今月の主題 めまいの臨床
めまい・平衡障害を主訴とする各種疾患
小脳萎縮症(脊髄小脳変性症)とめまい
福武 敏夫
1
,
平山 惠造
1
1千葉大学医学部・神経内科
pp.2608-2609
発行日 1985年12月10日
Published Date 1985/12/10
DOI https://doi.org/10.11477/mf.1402220136
- 有料閲覧
- 文献概要
「めまい」は神経内科の外来でも比較的多い愁訴の一つであり,しばしば脳血管障害をはじめとする小脳〜脳幹系病変の重要な症候である.ただし,「めまい」といっても広くあいまいな概念であり,狭義の「めまい」,すなわち眼振を伴い,「回転感」や「物が流れてみえる」感覚を訴えとする"vertigo"の他に,姿勢保持機構・中枢性平衡障害による「ふらつき」,ことに「歩行時のふらつき」や脳幹網様体の一過性機能不全による「立ちくらみ」のような,回転感を伴わない"non-vertigo"まで含まれる1)ことが多い.これらの他にoscillopsia(動揺視)も「めまい」として訴えられることがある.
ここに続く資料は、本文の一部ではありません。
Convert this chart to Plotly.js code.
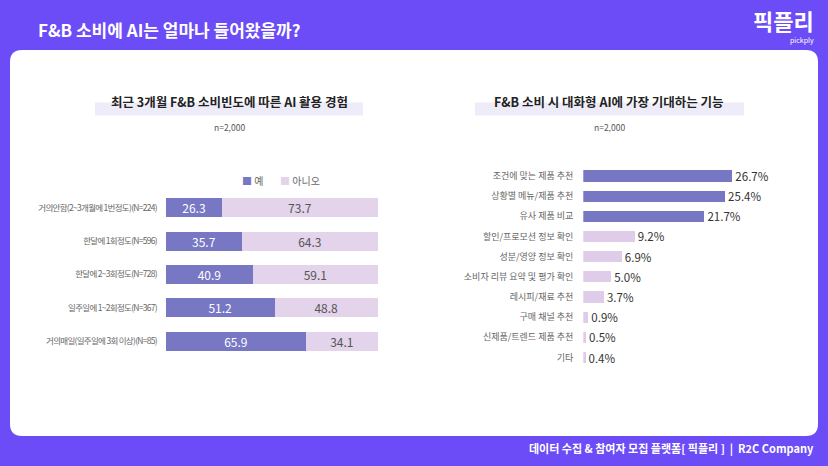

変性疾患である各種の小脳萎縮症(脊髄小脳変性症)でも時に「めまい」の訴えはあり,またいくつかの総説や教科書的著作においても,「めまい」を起こす疾患分類にあげられている.しかし,著者らの日常診療の経験では,小脳萎縮症の患者において,病歴上,「歩行時のふらつき」や「立ちくらみ」の訴えは多いが,それらの要素と区別するように患者に説明して問診すると,「めまい」の訴えは少ないように思われる.今回,当科自験例についてretrospectiveに病歴調査を行い,この点を確かめてみた.